▶ _REQUIRED WORK_
Report only the number of lines holding "code".

▶ _RECORDS FOR THE EXERCISE_

※

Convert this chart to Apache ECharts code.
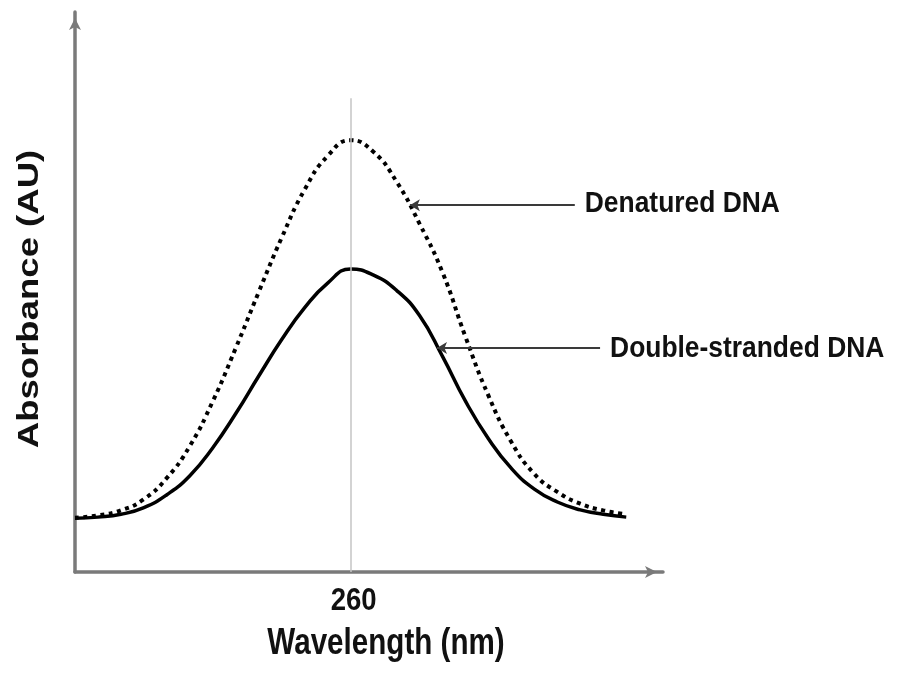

※

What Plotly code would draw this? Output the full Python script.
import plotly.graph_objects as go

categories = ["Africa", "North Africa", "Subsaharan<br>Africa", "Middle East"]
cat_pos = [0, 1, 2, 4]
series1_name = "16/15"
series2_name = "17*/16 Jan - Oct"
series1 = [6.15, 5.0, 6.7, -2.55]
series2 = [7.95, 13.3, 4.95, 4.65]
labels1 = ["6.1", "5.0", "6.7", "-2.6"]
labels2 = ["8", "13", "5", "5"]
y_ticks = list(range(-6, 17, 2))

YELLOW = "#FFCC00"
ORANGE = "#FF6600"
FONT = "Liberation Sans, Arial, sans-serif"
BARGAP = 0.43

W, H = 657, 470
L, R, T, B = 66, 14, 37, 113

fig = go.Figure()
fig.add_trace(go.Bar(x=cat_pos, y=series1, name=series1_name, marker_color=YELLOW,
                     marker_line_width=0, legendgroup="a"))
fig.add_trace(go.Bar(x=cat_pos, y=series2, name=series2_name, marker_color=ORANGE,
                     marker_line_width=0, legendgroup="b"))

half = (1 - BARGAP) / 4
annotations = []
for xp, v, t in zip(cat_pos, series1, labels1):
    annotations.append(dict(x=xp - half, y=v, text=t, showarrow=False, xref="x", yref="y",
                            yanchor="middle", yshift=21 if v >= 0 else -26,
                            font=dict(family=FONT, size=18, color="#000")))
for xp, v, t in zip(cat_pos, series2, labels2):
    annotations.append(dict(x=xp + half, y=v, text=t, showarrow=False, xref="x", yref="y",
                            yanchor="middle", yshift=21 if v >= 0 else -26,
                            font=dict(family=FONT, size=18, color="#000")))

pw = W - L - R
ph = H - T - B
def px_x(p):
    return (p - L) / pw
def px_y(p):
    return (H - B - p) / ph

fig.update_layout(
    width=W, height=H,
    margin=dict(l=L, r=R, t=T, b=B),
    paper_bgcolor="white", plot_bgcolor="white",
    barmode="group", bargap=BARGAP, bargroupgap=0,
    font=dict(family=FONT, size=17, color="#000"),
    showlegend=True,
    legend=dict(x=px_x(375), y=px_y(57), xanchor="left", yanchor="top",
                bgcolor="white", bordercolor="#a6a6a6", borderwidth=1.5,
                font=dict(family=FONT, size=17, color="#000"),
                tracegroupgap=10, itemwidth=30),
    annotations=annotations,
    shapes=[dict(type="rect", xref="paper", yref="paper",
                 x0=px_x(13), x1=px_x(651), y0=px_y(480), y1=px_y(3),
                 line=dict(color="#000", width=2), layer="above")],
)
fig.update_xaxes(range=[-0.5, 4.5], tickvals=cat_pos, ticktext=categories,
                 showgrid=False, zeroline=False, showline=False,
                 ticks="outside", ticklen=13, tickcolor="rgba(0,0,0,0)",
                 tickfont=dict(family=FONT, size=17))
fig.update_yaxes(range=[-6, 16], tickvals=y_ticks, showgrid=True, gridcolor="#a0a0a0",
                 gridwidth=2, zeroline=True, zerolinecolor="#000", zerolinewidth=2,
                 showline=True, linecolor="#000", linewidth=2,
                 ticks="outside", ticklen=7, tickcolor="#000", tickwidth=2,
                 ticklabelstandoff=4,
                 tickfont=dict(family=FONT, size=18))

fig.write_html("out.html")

※

▶ _PROBLEM SOLUTION_
2